One suggestion on this is to make a resolution to write “a talk a week.” Pretend you have to give a talk on a topic and spend your week’s scripture study preparing for it (and actually write it). This has the advantage of focusing your study and also helping you to have something to say if the need arises!
Personally, I generally prefer the “completion” model. I find it is effective and easy to stick to. However, as mentioned, when I am preparing a lesson or writing these posts, I switch to a topic-based approach. Interestingly enough, the time-based model absolutely does not work for me. I am somewhat of a chaotic creature and I can’t for the life of me set aside specific periods of time. Some days I study and read a lot; some days less.
I have discussed the five methods of study as separate and distinct. However, in reality effective study will incorporate aspects of all three effective approaches. The true key to effective scripture study is to allow the Holy Ghost to guide you. Sometimes you will have specific questions come to mind, sometimes you won’t. Sometimes when reading for completion, something will stand out the Holy Ghost will call something else to your memory.
(3) Setting goals.
As the New Year has just started, it is an excellent time to set goals for personal scripture study. Over my 33 years, I have set a wide variety of goals. The following are some suggestions:
- Read every day. This has been a goal of mine for years. The key to successful study is to be consistent.
- Read the entire standard works. This is my annual goal, barring a special event. I have been doing this for a long time. I find it is a useful goal and a way to make sure I stay familiar with all the books of scripture.
- Read a particular book in depth. Often in the Church, this is the Book of Mormon, though depending on your needs, the Bible, the Doctrine and Covenants, and the Pearl of Great Price are all good choices. Get to know the book you select, learn and be inspired by what it teaches, and make yourself an expert on it.
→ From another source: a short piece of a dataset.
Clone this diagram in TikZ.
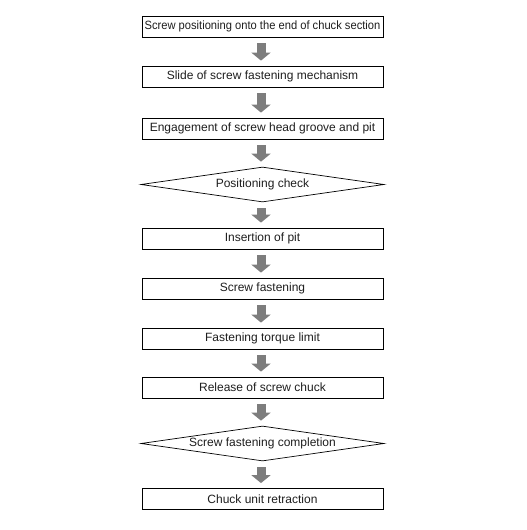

- Read the whole Bible. I cannot emphasize enough how critical this is. Many times in church people ask me how I know the Bible “so well.” The secret is that I have read it. One time through the Bible and you will know more about it than 80% of the church. There is something to be said for just pushing through it even if it is hard and even if you don’t understand everything, for there are great things inside its pages, and the Spirit will never be able to unlock its secrets for you if you don’t read it.
- Keep a record of your study. My little blog is sort of this for me. By making a resolution to keep a notebook or study journal, you will automatically get more out of your reading. Doing so requires discipline, and this does not usually work well with a “completion” based study method, though it is an excellent companion of a topic or time-based model. Remember, though, a notebook is only useful if you occasionally look back at it.
- Discuss the scriptures regularly. Make a goal to talk about the scriptures to someone each week or month. Talk about what you’re reading; discuss a particular topic. Listen, ask questions and answer them, and have productive discussions. For me, 80% of the inspiration I receive comes when I discuss the scriptures with others. I have an absolute testimony that the Lord’s promise in D&C 100:6 is true: “it shall be given you in the very hour, yea, in the very moment, what ye shall say.”
- Keep up with your classes. Whether it is Sunday School or institute or whatever else you are a part of, a resolution to keep up with the reading is always an excellent goal. By making yourself familiar with what the teacher will cover, you will find the classes you attend are infinitely more meaningful. Whether you want to talk in class or not, the fact that you come prepared will allow the Holy Ghost to help you receive inspiration and understanding from the scriptures.
- Read consistently with someone else. This one does not work so well for us single people, but if you have a family or a roommate or some other relationship, consider a goal to read with that other person. In this instance, it really does not matter whether that person is a member of the church or not. If it is a non-member friend, this may be a way to bond and to develop greater understanding of one-another’s beliefs. While not everyone will be open to a daily scripture study, you may be surprised how many people would be open if you asked. Asking, after all, is free!
These are just some suggestions that have worked to me over the years. Obviously, pray for your own inspiration on what would be a meaningful goal for you. However, whatever you do, I would urge you to accept Nephi’s invitation to feast upon the words of Christ and make 2015 a year of Scripture for you.